I think Bob Adair just made my top 10 list for quotes!

 

[ArmWhip]

So, putting all this together, for a given spin rate the amount of break is inversely proportional to the speed. More speed means less break.

OK then, this is not matching up to my experience, but maybe there is another factor or combination of factors that I am overlooking. When I throw a curveball into the wind it definitely looks like it breaks more than when I throw it downwind. But when I launch the ball into the wind this equates to a faster pitch relative to the wind speed so it should break less. So if I throw a 60 mph curve into a 10 mph wind this equates to a 70 mph pitch with no wind, and if I throw a 60 mph curve with a 10 mph tail wind this equates to a 50 mph pitch. Yet it looks like the first pitch breaks significantly more. Unless throwing the pitch into the wind creates an effectively longer pitch making it break more. It's definitely got me scratching my head.

 

[pobguy]

OK then, this is not matching up to my experience, but maybe there is another factor or combination of factors that I am overlooking. When I throw a curveball into the wind it definitely looks like it breaks more than when I throw it downwind. But when I launch the ball into the wind this equates to a faster pitch relative to the wind speed so it should break less. So if I throw a 60 mph curve into a 10 mph wind this equates to a 70 mph pitch with no wind, and if I throw a 60 mph curve with a 10 mph tail wind this equates to a 50 mph pitch. Yet it looks like the first pitch breaks significantly more. Unless throwing the pitch into the wind creates an effectively longer pitch making it break more. It's definitely got me scratching my head.

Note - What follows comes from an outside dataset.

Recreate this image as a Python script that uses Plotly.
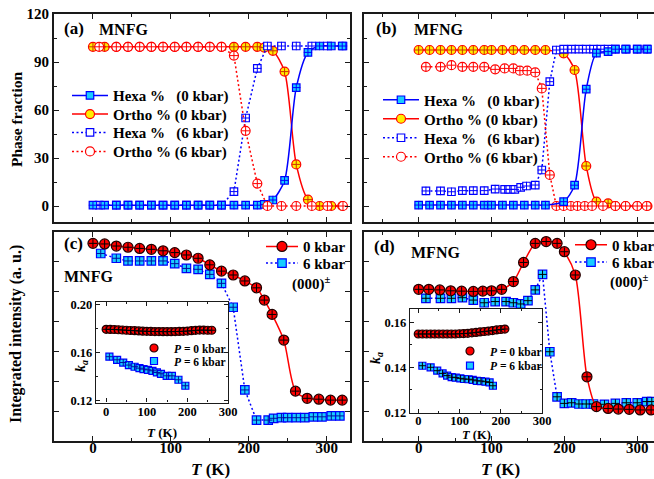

Believe it or not, this agrees perfectly with what I said. When you throw the ball into a 10 mph wind at 60 mph, the relative ball-wind speed is 70 mph, with the wind it is 50 mph. I expect a larger Magnus force with the 70 than with the 50 since the product of spin and "velocity relative to the wind" is higher. The other factor affecting movement is the flight time, but that is barely affected by the wind. In both cases, it is equivalent to about 60 mph, the speed relative to the ground. Bottom line: More movement throwing into the wind than with the wind, exactly as you said. That is not the same as throwing 70 mph and 50 mph without any wind. In that case, I would expect more movement at 50 mph. Does all this hang together for you?

 

[CoachFP]

Alan, I agree with you. But there are stubborn people who cling to the notion that a riseball is not rising, but is not falling as fast as other pitches. The spin on the ball will counter gravity's effect to a certain extent and the rise will be better than a non or less spinning upward arching pitch. The spin means a lot otherwise it is very easy to hit a high fastball.

 

[sluggers]

But there are stubborn people who cling to the notion that a riseball is not rising, but is not falling as fast as other pitches.

Definitions are important when discussing physics. We use the terms "rise" and "drop", but the terms require a reference point.

If we use "ground" as the reference point, then all softball pitches initially rise (all softball pitches are thrown with an initial upward trajectory) and then drop to the ground (assuming you don't have a catcher catch the ball).

The riseball is higher at the plate than a fastball (whether the fastball has bullet or 12-6 spin) if both were thrown with the same initial trajectory, same release point and same speed. So, one way to describe the action of a riseball is "the riseball falls less than a fastball over the distance from release to the plate".

Personally, I prefer to talk about the riseball with respect to its initial trajectory. The riseball never moves above its initial trajectory. However, by the time it has reached the plate, it has deflected less from the initial trajectory than a fastball.

The riseball is actually a lesson about "pitching" as opposed to physics. Pitching is more about the deception of the batter than the movement of the ball. The reason good batters miss a thrown pitch is because they expect to be at one location when the ball is at another. (Hitting a breaking pitch is easier than hitting a fastball *IF* the batter knows the pitch is a breaking pitch. The pitch is slower, and the "hitting zone" the ball will go through is smaller.)